Under the office of city manager, who serves at the will of the mayor and city council, the city’s bureaucracy has been divided into three branches: Administrative Services, Public Services and Public Safety.
Each of those three branches now has a division director who reports directly to Horton. These division directors are all existing city department heads who will continue to run their own departments in addition to their new duties.
The division directors’ new duties will include some staffing and financial decisions that Horton would have been making under the old management structure as well as dealing with employee and customer complaint issues.
"They’ll actually make some independent decisions that I would probably have been making in other cases," Horton said. "There are some decisions, like purchasing, that are always going to come to me. Ultimately, anything that can’t be resolved, it comes to me."
Covington Police Chief Stacey Cotton will become the division director of Public Safety. He will have oversight over the Fire Department and E-911 Communications in addition to the Police Department.
Utilities Director Bill Meecham is the division director of Public Services and has oversight over Safety/Risk and Environmental Compliance, Public Works and the Utilities Department.
The new division director of Administrative Services is Personnel Director Ronnie Cowan, who will now oversee the departments of Information Systems, Planning and Zoning and Finance as well as Personnel.
The restructuring also created two new assistant division directors: Covington Fire Chief Don Floyd, who is the assistant director of Public Safety for the city and Public Works Director Billy Bouchillon, who is the assistant director of Public Services.
Whereas it would likely have cost the city approximately $140,000 a year in salary and benefits to hire an assistant city manager, the creation of the new division directors and assistant directors only adds approximately $25,000 total to the operational budget of the city in small raises to each of the promoted department heads.
These new division directors and assistant directors will serve as a new level of command between Horton and the city’s 10 department heads.
"It’s a level between me and what was," Horton said. "What that does is it improves information sharing in that if I’m here trying to keep up with what is going on in 10 departments, I’m pretty well stretched so I might not be sharing as much as I might like to."
Horton said he has also instructed his division directors to put in place succession plans in the event that they quit, retire, or die so that the city is not left with an abrupt absence of division leadership.
The new division directors also ensure that in the event that anything happens to Horton, the city council will have able, high-level managers to work with in the time that it takes to find a replacement.

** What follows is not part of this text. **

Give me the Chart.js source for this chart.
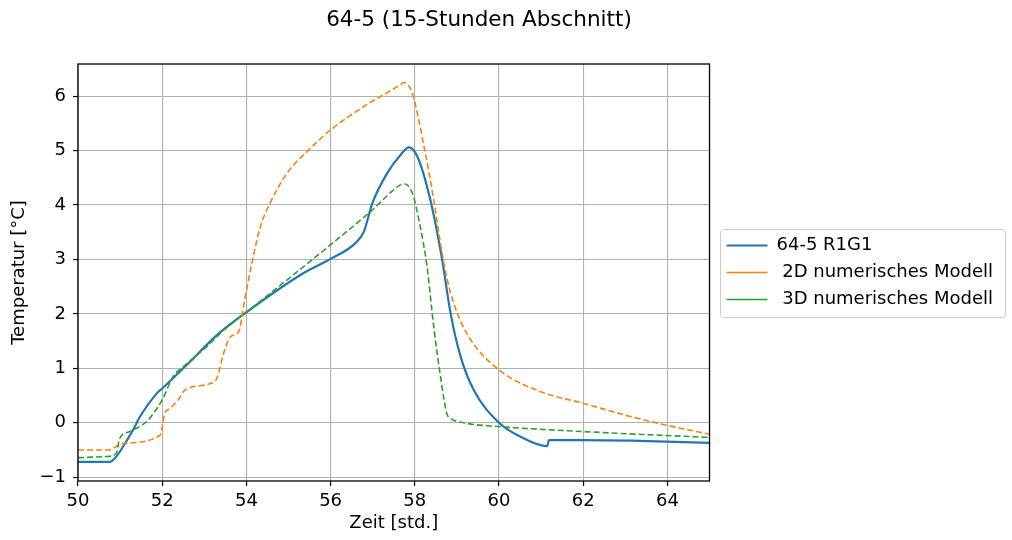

"I think it adds depth to our bench," Horton said.
Horton’s changes to the city’s management structure were well received by the city council who applauded him and his staff for their fiscal thriftiness.

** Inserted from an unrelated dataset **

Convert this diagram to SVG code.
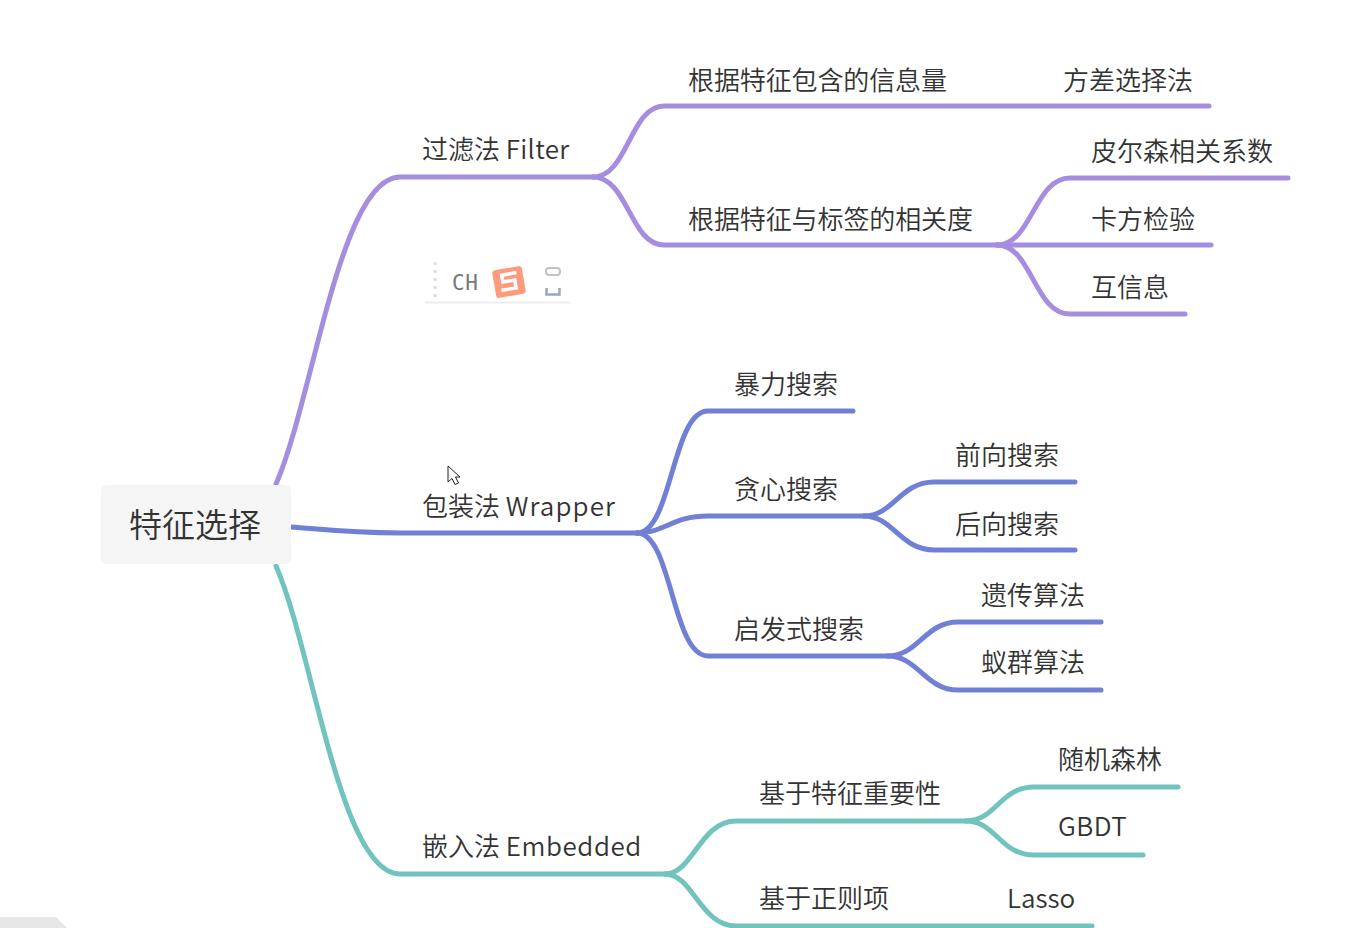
<svg xmlns="http://www.w3.org/2000/svg" width="1346" height="928" viewBox="0 0 1346 928">
<style>
text{font-family:"Noto Sans CJK SC","Noto Sans",sans-serif;font-size:26px;fill:#333;font-weight:350}
.l{fill:none;stroke-width:5;stroke-linecap:round;stroke-linejoin:round}
.p{stroke:#a58de0}.b{stroke:#7080d6}.g{stroke:#70c4bd}
</style>
<rect width="1346" height="928" fill="#fff"/>
<path d="M0 917H56L67 928H0Z" fill="#e6e6e6"/>
<g id="connectors">
<g class="l p">
<path d="M276 484C313 400 340 177 400 177H593"/>
<path d="M593 177C628 177 630 106 664 106H1209"/>
<path d="M593 177C628 177 630 245 664 245H997"/>
<path d="M997 245C1032 245 1034 178 1070 178H1288"/>
<path d="M997 245H1211"/>
<path d="M997 245C1032 245 1034 314 1070 314H1185"/>
</g>
<g class="l b">
<path d="M291 527C320 529 345 533 400 533H637"/>
<path d="M637 533C672 533 672 411 708 411H853"/>
<path d="M637 533C665 533 672 516 708 516H864"/>
<path d="M637 533C672 533 672 656 708 656H888"/>
<path d="M864 516C893 516 900 482 934 482H1075"/>
<path d="M864 516C893 516 900 550 934 550H1075"/>
<path d="M888 656C918 656 925 622 958 622H1101"/>
<path d="M888 656C918 656 925 690 958 690H1101"/>
</g>
<g class="l g">
<path d="M276 566C313 650 340 874 400 874H665"/>
<path d="M665 874C693 874 700 821 736 821H966"/>
<path d="M665 874C693 874 700 926 736 926H1092"/>
<path d="M966 821C996 821 1000 787 1034 787H1178"/>
<path d="M966 821C996 821 1000 855 1034 855H1143"/>
</g>
</g>
<g id="root"><rect x="101" y="485" width="190" height="79" rx="6" fill="#f5f5f5"/><text x="129" y="537" style="font-size:33px">特征选择</text></g>
<g id="n1"><text x="422" y="159">过滤法 <tspan letter-spacing="0.3">Filter</tspan></text></g>
<g id="n2"><text x="688" y="90" textLength="259">根据特征包含的信息量</text></g>
<g id="n3"><text x="1063" y="90">方差选择法</text></g>
<g id="n4"><text x="688" y="229" textLength="285">根据特征与标签的相关度</text></g>
<g id="n5"><text x="1091" y="161">皮尔森相关系数</text></g>
<g id="n6"><text x="1091" y="229">卡方检验</text></g>
<g id="n7"><text x="1091" y="297">互信息</text></g>
<g id="n8"><text x="422" y="516">包装法 <tspan letter-spacing="1.1">Wrapper</tspan></text></g>
<g id="n9"><text x="734" y="394">暴力搜索</text></g>
<g id="n10"><text x="734" y="499">贪心搜索</text></g>
<g id="n11"><text x="955" y="465">前向搜索</text></g>
<g id="n12"><text x="955" y="534">后向搜索</text></g>
<g id="n13"><text x="734" y="639">启发式搜索</text></g>
<g id="n14"><text x="981" y="605">遗传算法</text></g>
<g id="n15"><text x="981" y="672">蚁群算法</text></g>
<g id="n16"><text x="422" y="856">嵌入法 <tspan letter-spacing="0.55">Embedded</tspan></text></g>
<g id="n17"><text x="759" y="803">基于特征重要性</text></g>
<g id="n18"><text x="1058" y="769">随机森林</text></g>
<g id="n19"><text x="1058" y="836" letter-spacing="0.5">GBDT</text></g>
<g id="n20"><text x="759" y="908">基于正则项</text></g>
<g id="n21"><text x="1007" y="908">Lasso</text></g>
<g id="ime">
<path d="M425 302.500H570" stroke="#eee" stroke-width="2" fill="none"/>
<path d="M435 262V302" stroke="#ddd" stroke-width="3" stroke-dasharray="3 5" fill="none"/>
<text x="452" y="290" style="font-family:'DejaVu Sans Mono',monospace;font-size:21px;fill:#777;font-weight:400" textLength="26">CH</text>
<g transform="rotate(-10 509 282)">
<rect x="494" y="268" width="30" height="28" rx="3" fill="#ff9a7c"/>
<path d="M518 274H503V281H515V289H500" fill="none" stroke="#fff" stroke-width="3.500"/>
</g>
<rect x="546" y="268" width="14" height="7" rx="3" fill="#fff" stroke="#c4c0c8" stroke-width="2"/>
<path d="M546.500 288V294.500H559.500V288" fill="none" stroke="#9aa6c0" stroke-width="2.500"/>
</g>
<path id="cursor" d="M448 466V482L452 478.500L455 484.500L458.500 483L455.500 477H460Z" fill="#fff" stroke="#222" stroke-width="1"/>
</svg>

"I’m glad to see you delegating out," said Mayor Kim Carter to Horton.
City Clerk John Grotheer gave the city council a brief update on the city’s finances and let them know that the city was in strong financial shape as the first year of the current recession comes to a close.

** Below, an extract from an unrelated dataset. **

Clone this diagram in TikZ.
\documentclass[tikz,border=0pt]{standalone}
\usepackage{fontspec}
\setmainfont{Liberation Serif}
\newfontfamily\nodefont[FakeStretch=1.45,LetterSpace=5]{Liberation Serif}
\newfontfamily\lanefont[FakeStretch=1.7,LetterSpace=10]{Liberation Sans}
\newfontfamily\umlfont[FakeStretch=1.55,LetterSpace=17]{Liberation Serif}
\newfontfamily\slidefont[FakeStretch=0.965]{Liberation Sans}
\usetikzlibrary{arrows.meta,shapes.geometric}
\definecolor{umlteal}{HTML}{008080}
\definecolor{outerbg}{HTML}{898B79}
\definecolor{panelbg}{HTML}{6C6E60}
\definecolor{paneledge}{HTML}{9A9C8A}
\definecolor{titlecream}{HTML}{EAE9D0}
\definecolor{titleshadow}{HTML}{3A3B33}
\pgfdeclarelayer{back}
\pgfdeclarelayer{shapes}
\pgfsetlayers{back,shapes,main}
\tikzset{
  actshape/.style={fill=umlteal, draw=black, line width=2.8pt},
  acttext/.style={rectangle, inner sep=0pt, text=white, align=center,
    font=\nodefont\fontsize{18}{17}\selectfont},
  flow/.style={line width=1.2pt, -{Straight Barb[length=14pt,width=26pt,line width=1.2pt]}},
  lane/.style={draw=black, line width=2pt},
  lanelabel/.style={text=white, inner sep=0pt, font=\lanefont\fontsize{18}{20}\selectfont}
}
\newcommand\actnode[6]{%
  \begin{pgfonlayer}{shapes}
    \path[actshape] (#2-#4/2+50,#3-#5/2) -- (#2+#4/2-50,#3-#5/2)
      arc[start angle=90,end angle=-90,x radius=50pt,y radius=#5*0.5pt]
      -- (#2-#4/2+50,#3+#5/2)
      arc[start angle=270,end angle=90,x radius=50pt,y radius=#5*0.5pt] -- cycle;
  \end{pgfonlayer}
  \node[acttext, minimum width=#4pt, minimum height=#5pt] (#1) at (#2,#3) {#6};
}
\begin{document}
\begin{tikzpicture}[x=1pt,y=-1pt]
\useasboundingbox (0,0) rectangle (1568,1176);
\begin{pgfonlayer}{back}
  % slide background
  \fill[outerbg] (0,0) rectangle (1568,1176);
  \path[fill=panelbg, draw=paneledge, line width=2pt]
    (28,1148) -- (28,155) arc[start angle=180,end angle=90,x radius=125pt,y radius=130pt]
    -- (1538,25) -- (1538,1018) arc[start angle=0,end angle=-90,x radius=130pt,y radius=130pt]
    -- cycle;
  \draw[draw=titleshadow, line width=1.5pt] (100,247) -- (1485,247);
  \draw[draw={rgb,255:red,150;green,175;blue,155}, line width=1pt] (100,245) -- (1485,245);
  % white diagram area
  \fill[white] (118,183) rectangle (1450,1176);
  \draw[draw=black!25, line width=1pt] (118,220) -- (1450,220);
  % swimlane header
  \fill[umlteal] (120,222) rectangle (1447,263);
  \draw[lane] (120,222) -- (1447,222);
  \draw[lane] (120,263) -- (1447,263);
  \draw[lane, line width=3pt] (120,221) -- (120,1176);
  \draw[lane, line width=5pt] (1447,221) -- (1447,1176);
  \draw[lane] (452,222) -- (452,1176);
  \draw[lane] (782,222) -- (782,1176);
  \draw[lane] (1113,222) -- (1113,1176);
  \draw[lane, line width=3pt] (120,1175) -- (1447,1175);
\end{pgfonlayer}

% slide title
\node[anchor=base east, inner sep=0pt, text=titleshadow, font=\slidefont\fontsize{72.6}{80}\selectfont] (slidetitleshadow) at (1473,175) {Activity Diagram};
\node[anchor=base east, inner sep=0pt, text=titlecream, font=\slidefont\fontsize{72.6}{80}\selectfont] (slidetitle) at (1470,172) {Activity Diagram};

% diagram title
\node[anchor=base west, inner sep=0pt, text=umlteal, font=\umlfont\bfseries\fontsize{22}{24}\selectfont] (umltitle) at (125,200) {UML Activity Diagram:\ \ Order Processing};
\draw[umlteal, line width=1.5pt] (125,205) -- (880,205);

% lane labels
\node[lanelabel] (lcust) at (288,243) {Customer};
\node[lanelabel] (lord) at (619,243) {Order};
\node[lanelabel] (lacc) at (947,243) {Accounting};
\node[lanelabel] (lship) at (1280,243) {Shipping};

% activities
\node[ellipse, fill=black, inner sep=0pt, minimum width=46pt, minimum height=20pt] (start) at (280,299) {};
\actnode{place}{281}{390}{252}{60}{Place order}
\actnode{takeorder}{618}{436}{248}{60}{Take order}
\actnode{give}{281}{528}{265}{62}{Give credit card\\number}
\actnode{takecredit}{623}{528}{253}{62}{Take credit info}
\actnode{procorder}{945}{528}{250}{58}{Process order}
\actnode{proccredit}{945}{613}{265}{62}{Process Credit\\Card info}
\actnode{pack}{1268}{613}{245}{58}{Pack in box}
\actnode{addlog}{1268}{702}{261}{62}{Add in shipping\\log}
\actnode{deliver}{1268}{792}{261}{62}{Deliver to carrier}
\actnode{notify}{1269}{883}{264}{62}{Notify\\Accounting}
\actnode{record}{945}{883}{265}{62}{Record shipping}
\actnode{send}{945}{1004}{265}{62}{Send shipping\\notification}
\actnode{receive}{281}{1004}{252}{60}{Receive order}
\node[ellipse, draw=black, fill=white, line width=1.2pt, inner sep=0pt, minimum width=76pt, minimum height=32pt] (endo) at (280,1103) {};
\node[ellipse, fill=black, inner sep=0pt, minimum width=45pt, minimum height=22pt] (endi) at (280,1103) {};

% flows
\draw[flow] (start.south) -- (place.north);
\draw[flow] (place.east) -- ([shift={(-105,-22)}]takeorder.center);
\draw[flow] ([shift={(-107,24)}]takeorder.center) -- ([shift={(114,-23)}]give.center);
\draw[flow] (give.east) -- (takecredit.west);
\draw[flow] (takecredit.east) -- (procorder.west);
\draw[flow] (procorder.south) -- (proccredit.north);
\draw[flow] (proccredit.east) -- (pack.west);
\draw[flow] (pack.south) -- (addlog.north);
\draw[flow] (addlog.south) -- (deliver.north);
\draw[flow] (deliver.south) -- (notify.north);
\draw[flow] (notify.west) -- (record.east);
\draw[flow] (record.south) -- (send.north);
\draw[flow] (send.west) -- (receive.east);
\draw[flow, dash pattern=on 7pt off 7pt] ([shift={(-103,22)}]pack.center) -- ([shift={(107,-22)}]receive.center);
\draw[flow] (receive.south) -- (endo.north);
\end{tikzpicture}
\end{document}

After starting the fiscal year with a $590,000 surplus, the city increased that surplus by about $600,000 by freezing hiring for nine to 10 city jobs that were unfilled for a total surplus savings of nearly $1.2 million.
The city also has approximately $48 million in cash reserves for the payment of structured-long term debt and for bulk energy purchases and other city needs.
"We feel like we’re in reasonably good shape," Horton said," adding that the forecasted decreases in property and sales tax revenues next fiscal year aren’t expected to be overly great. "We’re looking pretty flat. We don’t look like we’re declining that hard."
In other city council news:
The council voted 2-4 to not approve a bid for furniture and fixtures to the Elected Officials’ office at City Hall. The council members that voted against it said they thought the single bid received for furnishings of $22,680 was too high.
Voting in support of the bid were Councilmember Mike Whatley and Councilmember Ocie Franklin.
The bid received for the furnishings was from Dario and Associates, the interior design firm hired by the city to redecorate the office. Horton said two other firms (one local and one from Atlanta) picked up bid proposals but did not submit bids.
The council decided to form a new committee to reexamine the interior design plans and individual furnishing recommendations put together by Susan Dario to see if there wasn’t any way to lower the bid price. Franklin, Whatley and Council Member Keith Dalton volunteered to sit on the committee.